Tightening General Plan restrictions on development in Ranchlands, Hillsides, and Agricultural-zoned lands. Maintaining these areas as the least-developed and most agriculturally-productive parts of the County will be a tremendous challenge as ranchettes, monster mansions, and high-priced exurbs are pushed by developers. The County should consider changing the General Plan rules so that future subdivisions will not create lots too small for these areas, which currently can be as small as 20-acre parcels. Size limits on mansions and ridgeline protections have also been discussed as viable changes. Natural resource protections for riparian areas, wetlands, and endangered animals and plants could be added.
Ending certain process problems in land use planning. Examples include County staff making decisions on whether Negative Declarations are adequate when such decisions should be made by the Planning Commission, and scheduling public hearings weeks before written comments are due (which guarantees that the oral comments will not be substantive), and failing to put all publicly-available environmental documents on the Planning Office website.
Managing land under conservation easements. Some arrangement should be worked out with the Open Space Authority and MROSD over conservation easements; those agencies are much more involved in these issues than the County is.
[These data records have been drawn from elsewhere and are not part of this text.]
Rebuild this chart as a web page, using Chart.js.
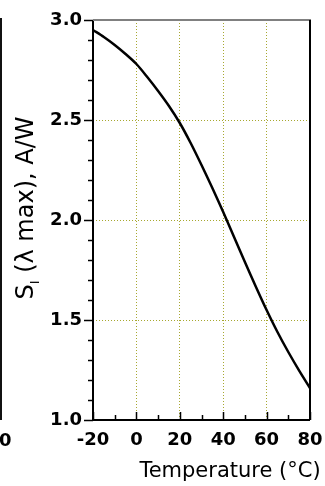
<!DOCTYPE html>
<html>
<head>
<meta charset="utf-8">
<script src="https://cdn.jsdelivr.net/npm/chart.js@4"></script>
<style>
html, body { margin: 0; padding: 0; background: #fff; }
#wrap { position: relative; width: 325px; height: 486px; overflow: hidden; }
#edgeLine { position: absolute; left: 0; top: 18px; width: 2px; height: 402px; background: #111; }
#edgeLabel { position: absolute; left: -1px; top: 429px; font: bold 18px 'DejaVu Sans'; color: #000; }
</style>
</head>
<body>
<div id="wrap">
  <canvas id="respChart" width="325" height="486"></canvas>
  <div id="edgeLine"></div>
  <div id="edgeLabel">0</div>
</div>
<script>
// Peak responsivity vs temperature
const temps = [-20, -15, -10, -5, 0, 5, 10, 15, 20, 25, 30, 35, 40, 45, 50, 55, 60, 65, 70, 75, 80];
const responsivity = [2.95, 2.915, 2.875, 2.83, 2.78, 2.715, 2.645, 2.57, 2.485, 2.385, 2.275, 2.16, 2.04, 1.915, 1.79, 1.668, 1.55, 1.44, 1.34, 1.247, 1.16];

const xTickLabels = [-20, 0, 20, 40, 60, 80];
const yTickLabels = [1.0, 1.5, 2.0, 2.5, 3.0];
const xGridAt = [0, 20, 40, 60];
const yGridAt = [1.5, 2.0, 2.5];

const gridColor = '#a8a830';
const near = (a, b) => Math.abs(a - b) < 1e-6;

// minor/major tick marks, top/right frame and the axis titles
const frame = {
    id: 'frame',
    afterDraw(chart) {
        const { ctx, chartArea: a, scales: { x, y } } = chart;
        ctx.save();
        ctx.strokeStyle = '#000';
        ctx.lineWidth = 1.5;
        ctx.beginPath();
        for (let v = -20; v <= 80; v += 10) {
            const px = Math.round(x.getPixelForValue(v)) + 0.5;
            const len = xTickLabels.includes(v) ? 8 : 5;
            ctx.moveTo(px, a.bottom);
            ctx.lineTo(px, a.bottom - len);
        }
        for (let i = 10; i <= 30; i++) {
            const py = Math.round(y.getPixelForValue(i / 10)) + 0.5;
            const len = i % 5 === 0 ? 9 : 5;
            ctx.moveTo(a.left, py);
            ctx.lineTo(a.left - len, py);
        }
        ctx.stroke();

        // axes solid, top edge grey, right edge black
        ctx.lineWidth = 2;
        ctx.beginPath();
        ctx.moveTo(a.left, a.top);
        ctx.lineTo(a.left, a.bottom);
        ctx.lineTo(a.right, a.bottom);
        ctx.stroke();
        ctx.strokeStyle = '#808080';
        ctx.beginPath();
        ctx.moveTo(a.left, a.top);
        ctx.lineTo(a.right + 1, a.top);
        ctx.stroke();
        ctx.strokeStyle = '#000';
        ctx.beginPath();
        ctx.moveTo(a.right, a.top);
        ctx.lineTo(a.right, a.bottom);
        ctx.stroke();

        // x title
        ctx.fillStyle = '#000';
        ctx.font = '21px "DejaVu Sans"';
        ctx.textAlign = 'center';
        ctx.textBaseline = 'alphabetic';
        ctx.fillText('Temperature (°C)', 230, 477);

        // y title with subscript, rotated
        ctx.translate(33, 208);
        ctx.rotate(-Math.PI / 2);
        ctx.textAlign = 'left';
        const big = '24px "DejaVu Sans"', small = '13px "DejaVu Sans"';
        ctx.font = big;
        const wS = ctx.measureText('S').width;
        const rest = ' (λ max), A/W';
        const wRest = ctx.measureText(rest).width;
        ctx.font = small;
        const wSub = ctx.measureText('I').width;
        let x0 = -(wS + wSub + wRest) / 2;
        ctx.font = big;
        ctx.fillText('S', x0, 0);
        ctx.font = small;
        ctx.fillText('I', x0 + wS, 6);
        ctx.font = big;
        ctx.fillText(rest, x0 + wS + wSub, 0);
        ctx.restore();
    }
};

new Chart(document.getElementById('respChart'), {
    type: 'line',
    data: {
        datasets: [{
            data: temps.map((t, i) => ({ x: t, y: responsivity[i] })),
            borderColor: '#000',
            borderWidth: 2.5,
            pointRadius: 0,
            tension: 0.3,
            fill: false
        }]
    },
    options: {
        responsive: false,
        animation: false,
        layout: { padding: { top: 20, right: 15, left: 0, bottom: 0 } },
        plugins: { legend: { display: false }, tooltip: { enabled: false } },
        scales: {
            x: {
                type: 'linear',
                min: -20,
                max: 80,
                afterFit: s => { s.height = 66; s.paddingLeft = 0; s.paddingRight = 0; },
                afterBuildTicks: s => { s.ticks = xTickLabels.map(v => ({ value: v })); },
                ticks: {
                    padding: 10,
                    color: '#000',
                    font: { family: 'DejaVu Sans', size: 18, weight: 'bold' },
                    maxRotation: 0,
                    callback: v => String(v)
                },
                grid: {
                    drawTicks: false,
                    lineWidth: 1,
                    color: c => xGridAt.some(g => near(g, c.tick.value)) ? gridColor : 'transparent'
                },
                border: { display: false, dash: [1, 2] }
            },
            y: {
                min: 1,
                max: 3,
                afterFit: s => { s.width = 93; s.paddingTop = 0; s.paddingBottom = 0; },
                afterBuildTicks: s => { s.ticks = yTickLabels.map(v => ({ value: v })); },
                ticks: {
                    padding: 11,
                    color: '#000',
                    font: { family: 'DejaVu Sans', size: 18, weight: 'bold' },
                    callback: v => Number(v).toFixed(1)
                },
                grid: {
                    drawTicks: false,
                    lineWidth: 1,
                    color: c => yGridAt.some(g => near(g, c.tick.value)) ? gridColor : 'transparent'
                },
                border: { display: false, dash: [1, 2] }
            }
        }
    },
    plugins: [frame]
});
</script>
</body>
</html>
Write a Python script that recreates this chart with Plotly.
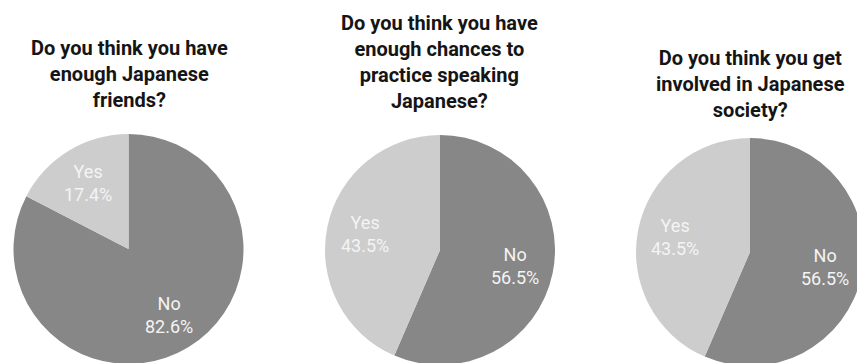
import math
import plotly.graph_objects as go

# ---- data ----
titles = [
    "Do you think you have<br>enough Japanese<br>friends?",
    "Do you think you have<br>enough chances to<br>practice speaking<br>Japanese?",
    "Do you think you get<br>involved in Japanese<br>society?",
]
labels = ["No", "Yes"]
values_friends = [82.6, 17.4]
values_practice = [56.5, 43.5]
values_society = [56.5, 43.5]
all_values = [values_friends, values_practice, values_society]

# ---- layout geometry (pixels) ----
W, H = 900, 400  # larger than the 857x363 window, so pies are clipped like the reference
pies_px = [  # (center x, center y, radius)
    (128.5, 249, 115),
    (440, 250, 115),
    (750, 252, 114),
]
title_mid_px = [74, 62, 84]
title_x_px = [129, 439, 750]
label_radius_frac = 0.67

colors = ["#878787", "#cdcdcd"]

fig = go.Figure()
for vals, (cx, cy, r) in zip(all_values, pies_px):
    fig.add_trace(go.Pie(
        labels=labels,
        values=vals,
        sort=False,
        direction="clockwise",
        rotation=0,
        marker=dict(colors=colors, line=dict(width=0)),
        textinfo="none",
        domain=dict(x=[(cx - r) / W, (cx + r) / W],
                    y=[1 - (cy + r) / H, 1 - (cy - r) / H]),
        showlegend=False,
        hoverinfo="label+percent",
    ))
    # slice labels placed at each slice's mid-angle (derived from the values)
    total = sum(vals)
    start = 0.0
    for lab, v in zip(labels, vals):
        mid = (start + v / 2) / total * 2 * math.pi  # clockwise from 12 o'clock
        start += v
        lx = cx + r * label_radius_frac * math.sin(mid)
        ly = cy - r * label_radius_frac * math.cos(mid)
        fig.add_annotation(
            text=f"{lab}<br>{v:.1f}%", x=lx / W, y=1 - ly / H,
            xref="paper", yref="paper", xanchor="center", yanchor="middle",
            showarrow=False, align="center",
            font=dict(family="Roboto", size=18, color="#f4f4f4"),
        )

for t, tx, ty in zip(titles, title_x_px, title_mid_px):
    fig.add_annotation(
        text=t, x=tx / W, y=1 - ty / H, xref="paper", yref="paper",
        xanchor="center", yanchor="middle", showarrow=False, align="center",
        font=dict(family="Roboto", size=20, color="#151515", weight="bold"),
    )

fig.update_layout(
    width=W, height=H,
    margin=dict(l=0, r=0, t=0, b=0),
    paper_bgcolor="white",
    plot_bgcolor="white",
)

fig.write_html(
    "out.html",
    post_script="document.body.style.margin='0';document.body.style.overflow='hidden';document.documentElement.style.overflow='hidden';",
)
Regulating vineyards/wineries, greenhouses, and mushroom production. Vineyards are spreading in Santa Clara County, a welcome development in some places and worrying in others. Erosion, pollution from pesticides, and development from associated wineries need better regulation. Santa Clara County should compare policies with other wine-growing counties and adopt comparable standards that it currently lacks. Greenhouses and mushroom production also get into a gray area of permanent development. Mushroom farming done inside buildings is little different from any other industrial operation. Greenhouses constructed with all-cement floors and plants grown on trays also constitute permanent alteration to the land (other types of greenhouses are much less problematic). These issues would also be worth examining.